McGraw, J., dissenting:
What the plaintiffs allege in this case is that a company decided it wanted to
reduce its long-term obligations by shedding many of its long-term employees. According
to the plaintiffs below, when the plant was still operating under 3M, about 17 employees
were black, and about 40 were women, and many were over age 40. The plaintiffs claim that
after the plant was spun off to Imation and then closed and reopened as Spectratech,
approximately three women and zero black people worked there, and the percentage of older
workers had dropped significantly. Had 3M simply announced it was laying off most
women, most older men, and all blacks, it would have been met with outrage. But now that
this result has been reached via different methods, outrage is in short supply.

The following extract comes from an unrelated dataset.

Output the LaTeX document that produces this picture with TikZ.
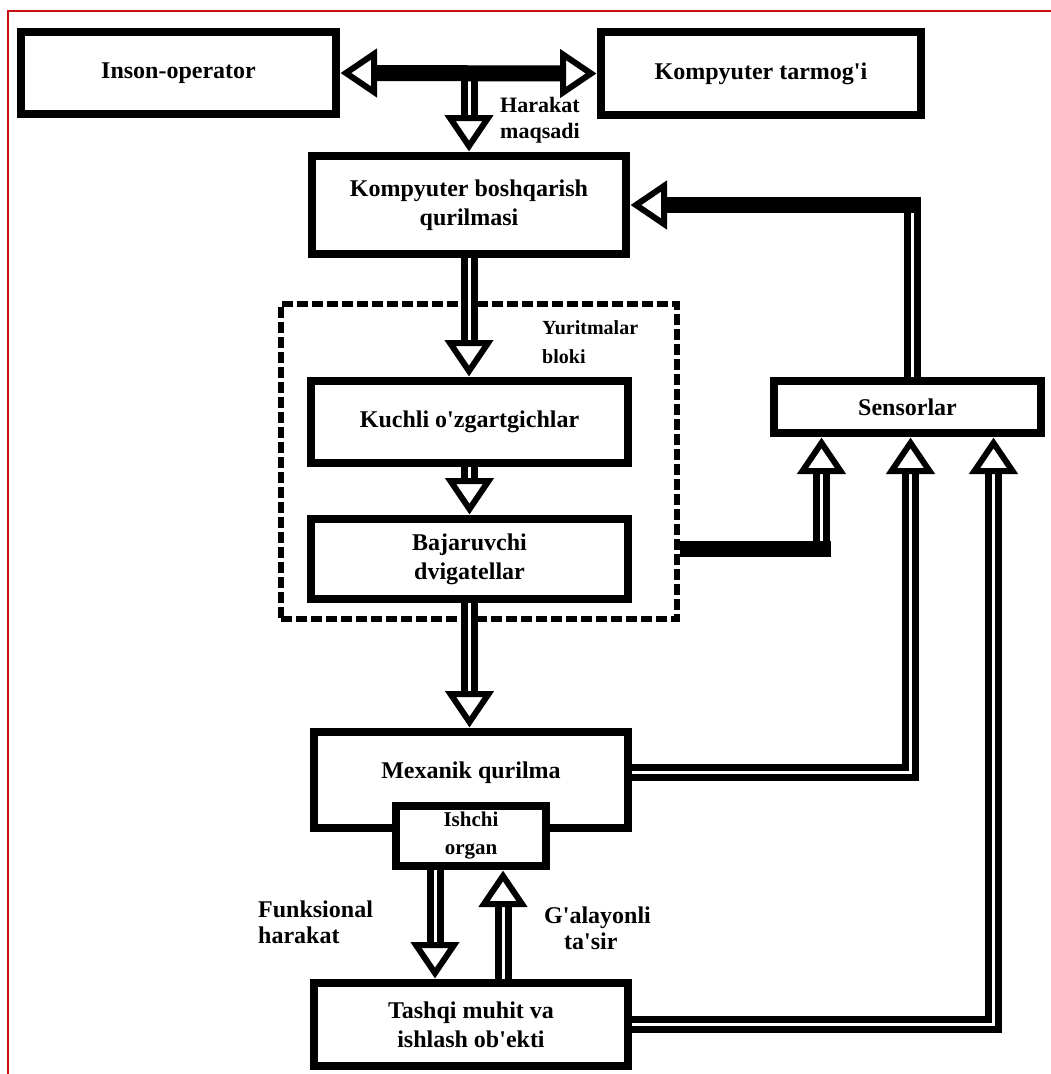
\documentclass[tikz,border=0pt]{standalone}
\usepackage{fontspec}
\setmainfont{Liberation Serif}[Ligatures=TeXOff]
\usetikzlibrary{calc}
\definecolor{frame}{RGB}{200,16,20}
\tikzset{
  box/.style={draw=black, line width=8pt, fill=white, align=center, inner sep=2pt,
    font=\bfseries\fontsize{24}{29}\selectfont},
  dashbox/.style={draw=black, line width=6pt, dash pattern=on 11pt off 4pt, inner sep=0pt},
  dbl/.style={draw=black, line width=7pt, double=white, double distance=3pt, line join=miter},
  solidc/.style={draw=black, line width=16pt},
  lbl/.style={align=left, font=\bfseries\fontsize{22}{26}\selectfont, inner sep=0pt},
  ahead/.pic={\draw[line width=6pt, fill=white, line join=miter]
      (-6,0) -- (-34,19) -- (-34,-19) -- cycle;}
}
\begin{document}
\begin{tikzpicture}[x=1pt,y=-1pt]
\useasboundingbox (0,0) rectangle (1051,1074);
\fill[white] (0,0) rectangle (1051,1074);
% red frame
\draw[frame, line width=2pt] (8,1074) -- (8,11) -- (1051,11);

% dashed block
\node[dashbox, minimum width=396pt, minimum height=315pt] (yb) at (479,461.5) {};

% boxes
\node[box, minimum width=315pt, minimum height=82pt] (inson) at (178.5,73) {Inson-operator};
\node[box, minimum width=320pt, minimum height=83pt] (tarm) at (761,73.5) {Kompyuter tarmog'i};
\node[box, minimum width=314pt, minimum height=98pt] (kbq) at (469,205) {Kompyuter boshqarish\\qurilmasi};
\node[box, minimum width=317pt, minimum height=82pt] (kuchli) at (469.5,422) {Kuchli o'zgartgichlar};
\node[box, minimum width=317pt, minimum height=80pt] (baj) at (469.5,559) {Bajaruvchi\\dvigatellar};
\node[box, minimum width=267pt, minimum height=52pt] (sens) at (907.5,407) {Sensorlar};
\node[box, minimum width=314pt, minimum height=96pt] (mex) at (471,780) {};
\node[font=\bfseries\fontsize{24}{29}\selectfont, inner sep=0pt] (mext) at (471,773) {Mexanik qurilma};
\node[box, minimum width=150pt, minimum height=60pt, font=\bfseries\fontsize{21}{28}\selectfont] (ishchi) at (471,836) {Ishchi\\organ};
\node[box, minimum width=314pt, minimum height=83pt] (tash) at (471,1024.5) {Tashqi muhit va\\ishlash ob'ekti};

% labels
\node[lbl, anchor=west] (harakat) at (500,120) {Harakat\\maqsadi};
\node[lbl, anchor=west, font=\bfseries\fontsize{20}{29}\selectfont] (yurit) at (542,342) {Yuritmalar\\bloki};
\node[lbl, anchor=west, font=\bfseries\fontsize{24}{26}\selectfont] (funk) at (258,922) {Funksional\\harakat};
\node[lbl, anchor=west, font=\bfseries\fontsize{24}{26}\selectfont] (galay) at (544,928) {G'alayonli\\\hspace*{20pt}ta'sir};

% helper coordinates
\coordinate (j) at (kbq.north |- inson.east);
\coordinate (s1) at ($(sens.south)+(-86,0)$);
\coordinate (s2) at ($(sens.south)+(3,0)$);
\coordinate (s3) at ($(sens.south)+(86,0)$);
\coordinate (sn) at ($(sens.north)+(4.5,0)$);
\coordinate (fb) at (sn |- kbq.east);
\coordinate (bj) at ($(baj.center -| yb.east)+(0,-10)$);
\coordinate (bjc) at (s1 |- bj);
\coordinate (m1) at ($(mex.east)+(0,-8)$);
\coordinate (fd1) at ($(ishchi.south)+(-36,0)$);
\coordinate (fu1) at ($(ishchi.south)+(32,0)$);

% top connectors
\draw[dbl, shorten >=25pt] (j) -- (kbq.north);
\draw[solidc, shorten >=25pt, shorten <=25pt] (inson.east) -- (tarm.west);
\pic[rotate=180] at (inson.east) {ahead};
\pic at (tarm.west) {ahead};
\pic[rotate=-90] at (kbq.north) {ahead};

% main chain
\draw[dbl, shorten >=25pt] (kbq.south) -- (kbq.south |- kuchli.north);
\pic[rotate=-90] at (kbq.south |- kuchli.north) {ahead};
\draw[dbl, shorten >=25pt] (kuchli.south) -- (kuchli.south |- baj.north);
\pic[rotate=-90] at (kuchli.south |- baj.north) {ahead};
\draw[dbl, shorten >=25pt] (baj.south) -- (baj.south |- mex.north);
\pic[rotate=-90] at (baj.south |- mex.north) {ahead};

% ishchi <-> tashqi
\draw[dbl, shorten >=25pt] (fd1) -- (fd1 |- tash.north);
\pic[rotate=-90] at (fd1 |- tash.north) {ahead};
\draw[dbl, shorten >=25pt] (fu1 |- tash.north) -- (fu1);
\pic[rotate=90] at (fu1) {ahead};

% to sensors
\draw[dbl, shorten >=25pt] (bjc) -- (s1);
\draw[solidc, shorten >=-9pt] (bj) -- (bjc);
\pic[rotate=90] at (s1) {ahead};
\draw[dbl, shorten >=25pt] (m1) -- (s2 |- m1) -- (s2);
\pic[rotate=90] at (s2) {ahead};
\draw[dbl, shorten >=25pt] (tash.east) -- (s3 |- tash.east) -- (s3);
\pic[rotate=90] at (s3) {ahead};

% feedback to kbq
\draw[dbl, shorten >=-7pt] (sn) -- (fb);
\draw[solidc, shorten <=-9pt, shorten >=25pt] (fb) -- (kbq.east);
\pic[rotate=180] at (kbq.east) {ahead};
\end{tikzpicture}
\end{document}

The majority cites several new syllabus points from the Rezulin case, including
those on commonality and typicality, but then finds that the plaintiffs in this case do not meet
those tests. I disagree. As quoted by the majority: A common nucleus of operative fact is
usually enough to satisfy the commonality requirement. The threshold of 'commonality' is
not high, and requires only that the resolution of common questions affect all or a substantial
number of class members. Syl. pt. 11, in part, In Re: West Virginia Rezulin Litigation, ___
W. Va. ___, ___ S.E.2d ___ (No. 30958, ____, 2003). Here, the entire potential class
worked at the plant, and all have ended up without their jobs as a result of the company's
efforts to reduce its workforce. I believe that the common question of whether or not the
employers' activity violated our Human Rights Act is sufficient to meet this threshold.
The majority then quotes the Rezulin again, noting that Rule 23(a)(3) only
requires that the class representatives' claims be typical of the other class members' claims,
not that the claims be identical. When the claim arises out of the same legal or remedial
theory, the presence of factual variations is normally not sufficient to preclude class action
treatment. Id. at syl. pt. 12, in part. While there are factual variations in this case relating
to what should have protected the plaintiffs (i.e., race, sex, or age), there is no variation in
the damages suffered by the plaintiffs; all are without their former jobs. Furthermore, all of
their claims are based on the same remedial theory _ that an employer must comply with our
Human Rights Act when terminating employees.
This Court has explained before that, though a given employee may not be member of a protected class, he or she may still join a lawsuit filed by fellow workers who are members of a protected class and who claim discrimination under our Human Rights Act. That is to say, that if an employer fires a few young male employees to make it more difficult to prove the employer is in fact firing all of its older male employees in violation of the Human Rights Act, those younger employees are still victims of discrimination:
Collateral victims of discrimination are entitled to relief under
West Virginia Code § 5-11-9(7) (1999) upon establishing that
the employer has engaged in an unlawful discriminatory
practice, such as activities designed to cause economic loss.
Such collateral victims are properly included as Plaintiffs in a
cause of action initiated by other victims of discrimination under
the West Virginia Human Rights Act.
Syl. pt. 10, Bailey v. Norfolk & Western Ry. Co., 206 W. Va. 654, 527 S.E.2d 516 (1999). As in Bailey, the plaintiffs in this case are claiming that the employer attempted to mask illegal, discriminatory deeds with apparently legal and non-discriminatory actions. What plaintiffs claim may or may not be true - that is a question for the finder of fact. However, they do not have to prove the merits of their claim to have their class certified.
I believe the plaintiffs have demonstrated sufficient commonality and typicality to have their class certified by the lower court. Therefore, I must respectfully dissent to the majority opinion.